Agent Frameworks

SkillGen synthesizes auditable AI agent skills from trajectories with verified impact

Skills that fix failures without breaking successes — verified via contrastive induction.

Deep Dive

SkillGen, developed by a team including Yuchen Ma, Yue Huang, and researchers from multiple institutions, tackles a major bottleneck in LLM agents: the manual creation of high-quality skills. Skills are reusable, controllable pieces of behavior that improve agent performance without retraining, but they're largely hand-crafted. SkillGen automates this by observing a base agent's trajectories — both successful and failed — and using a multi-agent architecture to inductively identify patterns that lead to success, common failure modes, and behaviors present in successes but absent in failures. The output is a single human-readable skill artifact that can be inspected before deployment.

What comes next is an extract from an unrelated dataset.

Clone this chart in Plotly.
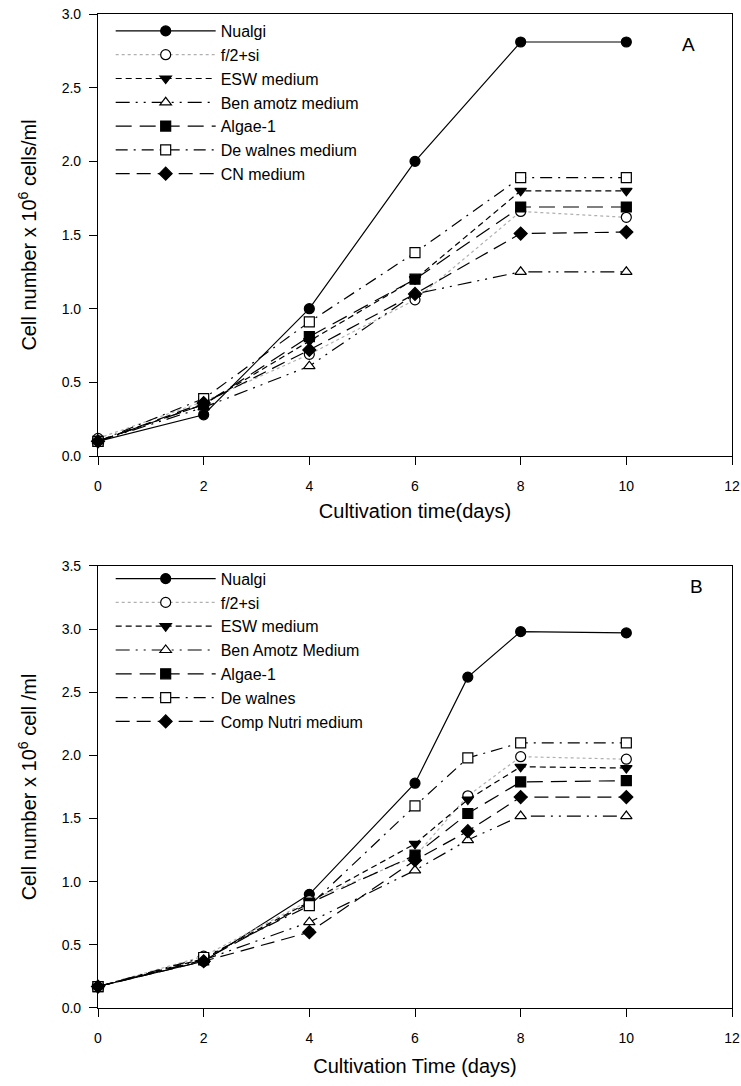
import plotly.graph_objects as go

# ---------------- data ----------------
days_a = [0, 2, 4, 6, 8, 10]
names_a = ["Nualgi", "f/2+si", "ESW medium", "Ben amotz medium", "Algae-1",
           "De walnes medium", "CN medium"]
nualgi_a = [0.10, 0.28, 1.00, 2.00, 2.81, 2.81]
f2si_a = [0.12, 0.37, 0.69, 1.06, 1.66, 1.62]
esw_a = [0.10, 0.35, 0.78, 1.20, 1.80, 1.80]
benamotz_a = [0.10, 0.33, 0.61, 1.10, 1.25, 1.25]
algae1_a = [0.10, 0.35, 0.81, 1.20, 1.69, 1.69]
dewalnes_a = [0.10, 0.39, 0.91, 1.38, 1.89, 1.89]
cn_a = [0.10, 0.36, 0.72, 1.10, 1.51, 1.52]

days_b = [0, 2, 4, 6, 7, 8, 10]
names_b = ["Nualgi", "f/2+si", "ESW medium", "Ben Amotz Medium", "Algae-1",
           "De walnes", "Comp Nutri medium"]
nualgi_b = [0.17, 0.37, 0.90, 1.78, 2.62, 2.98, 2.97]
f2si_b = [0.17, 0.41, 0.85, 1.20, 1.68, 1.99, 1.97]
esw_b = [0.17, 0.39, 0.84, 1.30, 1.65, 1.91, 1.90]
benamotz_b = [0.17, 0.38, 0.68, 1.09, 1.33, 1.52, 1.52]
algae1_b = [0.17, 0.38, 0.83, 1.21, 1.54, 1.79, 1.80]
dewalnes_b = [0.17, 0.40, 0.81, 1.60, 1.98, 2.10, 2.10]
cn_b = [0.17, 0.37, 0.60, 1.17, 1.40, 1.67, 1.67]

x_ticks = [0, 2, 4, 6, 8, 10, 12]
y_ticks_a = [0.0, 0.5, 1.0, 1.5, 2.0, 2.5, 3.0]
y_ticks_b = [0.0, 0.5, 1.0, 1.5, 2.0, 2.5, 3.0, 3.5]

# ---------------- styles ----------------
styles = [
    dict(dash="solid", symbol="circle", fill="black", lcolor="black"),
    dict(dash="dot", symbol="circle", fill="white", lcolor="#b0b0b0"),
    dict(dash="6px,4px", symbol="triangle-down", fill="black", lcolor="black"),
    dict(dash="14px,6px,2px,6px,2px,6px", symbol="triangle-up", fill="white", lcolor="black"),
    dict(dash="16px,8px", symbol="square", fill="black", lcolor="black"),
    dict(dash="12px,6px,2px,6px", symbol="square", fill="white", lcolor="black"),
    dict(dash="14px,7px", symbol="diamond", fill="black", lcolor="black"),
]

FONT = "Liberation Sans, Arial, sans-serif"

fig = go.Figure()

series_a = [nualgi_a, f2si_a, esw_a, benamotz_a, algae1_a, dewalnes_a, cn_a]
series_b = [nualgi_b, f2si_b, esw_b, benamotz_b, algae1_b, dewalnes_b, cn_b]

for name, ys, st in zip(names_a, series_a, styles):
    fig.add_trace(go.Scatter(
        x=days_a, y=ys, name=name, mode="lines+markers",
        line=dict(color=st["lcolor"], width=1.2, dash=st["dash"]),
        marker=dict(symbol=st["symbol"], size=10, color=st["fill"],
                    line=dict(color="black", width=1.2)),
        xaxis="x", yaxis="y", legend="legend", cliponaxis=False))

for name, ys, st in zip(names_b, series_b, styles):
    fig.add_trace(go.Scatter(
        x=days_b, y=ys, name=name, mode="lines+markers",
        line=dict(color=st["lcolor"], width=1.2, dash=st["dash"]),
        marker=dict(symbol=st["symbol"], size=10, color=st["fill"],
                    line=dict(color="black", width=1.2)),
        xaxis="x2", yaxis="y2", legend="legend2", cliponaxis=False))

axis_common = dict(showgrid=False, zeroline=False, showline=True, linecolor="black",
                   linewidth=1.2, mirror=True, ticks="outside", ticklen=8,
                   tickcolor="black", tickwidth=1, ticklabeloverflow="allow",
                   tickfont=dict(family=FONT, size=14, color="black"))

legend_common = dict(font=dict(family=FONT, size=16, color="black"),
                     bgcolor="rgba(0,0,0,0)", itemwidth=100,
                     xanchor="left", yanchor="top", tracegroupgap=0,
                     itemclick=False)

fig.update_layout(
    width=741, height=1086,
    margin=dict(l=98, r=9, t=14, b=78, autoexpand=False),
    paper_bgcolor="white", plot_bgcolor="white",
    font=dict(family=FONT, color="black"),
    xaxis=dict(axis_common, domain=[0, 1], range=[0, 12], tickvals=x_ticks,
               anchor="y", ticklabelstandoff=9,
               title=dict(text="Cultivation time(days)", standoff=11,
                          font=dict(family=FONT, size=20))),
    yaxis=dict(axis_common, domain=[0.5553, 1], range=[0, 3.0], tickvals=y_ticks_a,
               tickformat=".1f", anchor="x", ticklabelstandoff=5,
               title=dict(text="Cell number x 10<sup>6</sup> cells/ml", standoff=19,
                          font=dict(family=FONT, size=20))),
    xaxis2=dict(axis_common, domain=[0, 1], range=[0, 12], tickvals=x_ticks,
                anchor="y2", ticklabelstandoff=9,
                title=dict(text="Cultivation Time (days)", standoff=14,
                           font=dict(family=FONT, size=20))),
    yaxis2=dict(axis_common, domain=[0, 0.4447], range=[0, 3.5], tickvals=y_ticks_b,
                tickformat=".1f", anchor="x2", ticklabelstandoff=5,
                title=dict(text="Cell number x 10<sup>6</sup> cell /ml", standoff=19,
                           font=dict(family=FONT, size=20))),
    legend=dict(legend_common, x=0.02, y=1.0),
    legend2=dict(legend_common, x=0.02, y=0.449),
    annotations=[
        dict(text="A", x=11.17, y=2.79, xref="x", yref="y", showarrow=False,
             font=dict(family=FONT, size=19, color="black")),
        dict(text="B", x=11.33, y=3.34, xref="x2", yref="y2", showarrow=False,
             font=dict(family=FONT, size=19, color="black")),
    ],
)

# remove the default 8px page margin so the figure fills the window exactly
fig.write_html("out.html",
               config={"displayModeBar": False},
               post_script="document.body.style.margin='0';document.body.style.overflow='hidden';")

The framework's most novel contribution is modeling skills as interventions. Instead of just summarizing good behavior, SkillGen empirically verifies the net effect of each skill by comparing outcomes on the same instances with and without the skill. This accounts for both repairs (where the skill fixes a failure) and regressions (where it breaks a success). Across diverse agents and datasets, SkillGen outperforms existing skill-generation baselines, improves held-out performance, and produces skills that transfer across different LLM backends — making it a practical step toward self-improving, auditable AI agents.

Key Points
  • SkillGen uses contrastive induction over successful and failed trajectories to identify reusable patterns and recurring failure modes.
  • It models skills as interventions, measuring net effect by comparing outcomes with and without the skill, accounting for both repairs and regressions.
  • Generated skills are human-readable, auditable, transfer across models, and consistently improve held-out performance over baselines.

Why It Matters

Automated, verifiable skill generation could make LLM agents safer, more efficient, and easier to audit at scale.